On his latest, Sultans (Compass), the Americanized Brit is in full-on collaboration mode with multi-instrumentalist Jack Dawson, who gets double-billing on the cover. Long had previously worked with Dawson on 2012’s The Backing Singer EP. “He played violin on that record, and we share a lot of the same loves,” says Long. “You get to the stage where you just want to work with friends—and I think we’ll continue together for the time being.”

Making Sultans was a no-pressure, no-fuss affair, with Dawson producing and another pal, Dave Lindsay, serving as engineer and drummer. Sessions took place over a year’s time at Lindsay’s Country Club Studio in Brooklyn. “We recorded as a three piece—about 50 percent of what you’re hearing is live,” says Long. “I’d sit by the console and press play; Dave would go into the drum room and sit down; and Jack played bass. I fucked up a few times, where I didn’t press the right button. So we’d do this great take, and Dave would get up from the drums and come around and be like, ‘Ah shit, you didn’t press record.’”

Sultans takes its name from the LP’s first and last tracks. The original was just drums, ukulele and a sample that Dawson loved, with Sgt. Pepper being the obvious inspiration for the eventual bookend treatment. And while Sultans is only occasionally loose and experimental, it does test the limits of Long’s gritty folk template in some unexpected ways. At times, its tightly wounded psychedelic jams recall Jimi Hendrix’s sophomore masterpiece, Axis: Bold As Love, especially in their push-and-pull between the blues and the Beatles. 

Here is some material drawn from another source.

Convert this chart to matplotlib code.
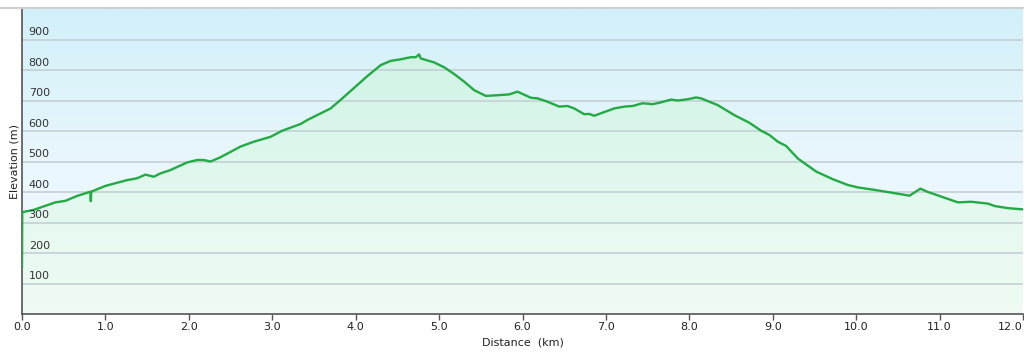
import numpy as np
import matplotlib.pyplot as plt
from matplotlib.colors import LinearSegmentedColormap

# distance (km) and elevation (m)
distance = [0.0, 0.003, 0.136, 0.40, 0.52, 0.66, 0.82, 0.825, 0.83, 1.0, 1.26, 1.38,
            1.48, 1.58, 1.66, 1.78, 1.98, 2.1, 2.18, 2.26, 2.38, 2.62, 2.78, 2.98,
            3.12, 3.34, 3.42, 3.70, 3.84, 4.14, 4.30, 4.42, 4.54, 4.66, 4.72, 4.76,
            4.78, 4.84, 4.94, 5.06, 5.18, 5.30, 5.42, 5.56, 5.74, 5.84, 5.94, 6.10,
            6.18, 6.30, 6.44, 6.54, 6.62, 6.74, 6.80, 6.86, 6.94, 7.10, 7.22, 7.32,
            7.44, 7.56, 7.66, 7.78, 7.86, 7.98, 8.08, 8.14, 8.34, 8.54, 8.72, 8.86,
            8.96, 9.06, 9.16, 9.30, 9.52, 9.72, 9.90, 10.02, 10.22, 10.42, 10.64,
            10.77, 10.86, 11.02, 11.22, 11.38, 11.58, 11.66, 11.82, 12.0]
elevation = [155, 334, 341, 366, 371, 387, 401, 370, 401, 420, 439, 445,
             457, 450, 461, 472, 497, 505, 505, 500, 514, 549, 565, 581,
             601, 623, 636, 674, 707, 780, 816, 830, 835, 842, 842, 851,
             838, 833, 825, 809, 787, 762, 734, 715, 718, 720, 729, 709,
             707, 696, 680, 682, 674, 655, 656, 650, 658, 674, 680, 682,
             691, 688, 694, 703, 700, 704, 710, 707, 685, 652, 627, 601,
             587, 565, 551, 510, 467, 442, 423, 415, 407, 398, 388,
             411, 400, 385, 366, 368, 362, 354, 347, 343]

x_ticks = [0, 1, 2, 3, 4, 5, 6, 7, 8, 9, 10, 11, 12]
y_ticks = [100, 200, 300, 400, 500, 600, 700, 800, 900]

W, H = 1024, 353
fig = plt.figure(figsize=(W / 100, H / 100), dpi=100)
ax = fig.add_axes([22 / W, (H - 314) / H, 1001 / W, 305 / H])
ax.set_xlim(0, 12)
ax.set_ylim(0, 1000)

# sky gradient background (bottom -> top)
bg = LinearSegmentedColormap.from_list("bg", ["#f4fbfd", "#e9f7fc", "#d2f0fa"])
ax.imshow(np.linspace(0, 1, 256).reshape(-1, 1), cmap=bg, aspect="auto",
          origin="lower", extent=[0, 12, 0, 1000], zorder=0)

# green gradient fill under the line, clipped to the profile
poly = ax.fill_between(distance, elevation, 0, color="none", zorder=1)
fg = LinearSegmentedColormap.from_list("fg", ["#effbf3", "#e2f8ef", "#d0f3e6"])
fill = ax.imshow(np.linspace(0, 1, 256).reshape(-1, 1), cmap=fg, aspect="auto",
                 origin="lower", extent=[0, 12, 0, 860], zorder=1)
fill.set_clip_path(poly.get_paths()[0], transform=ax.transData)

for y in y_ticks:
    ax.axhline(y, color="#c4d0d4", lw=1.2, zorder=2)
    ax.text(0.08, y + 8, str(y), fontsize=8, color="#333333", ha="left",
            va="bottom", zorder=4)

ax.plot(distance, elevation, color="#22aa44", lw=1.7, zorder=3)

ax.set_xticks(x_ticks)
ax.set_xticklabels([f"{v:.1f}" for v in x_ticks], fontsize=8, color="#222222")
ax.get_xticklabels()[-1].set_horizontalalignment("right")
ax.set_yticks([])
ax.tick_params(axis="x", direction="out", length=4, width=1, color="#555555", pad=2)
for side in ["top", "right"]:
    ax.spines[side].set_visible(False)
ax.spines["left"].set_color("#555555")
ax.spines["bottom"].set_color("#555555")
ax.spines["left"].set_linewidth(1.2)
ax.spines["bottom"].set_linewidth(1.2)

ax.set_xlabel("Distance  (km)", fontsize=8, color="#222222", labelpad=4)
ax.set_ylabel("Elevation (m)", fontsize=8, color="#222222", labelpad=2)

# top border strip
fig.add_artist(plt.Line2D([0, 1], [(H - 8) / H, (H - 8) / H], color="#cfcfcf", lw=1.5))

fig.savefig("out.png", dpi=100)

That friction works in spades on “Serpentine,” a driving, ominous mini-epic with a slithering guitar lead and lyrics that bemoan the vagaries of co-dependence. “The riff I had for a while—that was one of the more instinctive songs, really,” says Long. “I have a lot of wonderful women in my life who seem to dote on me, from my mom to my wife to my sisters. It’s more of an ode to them.”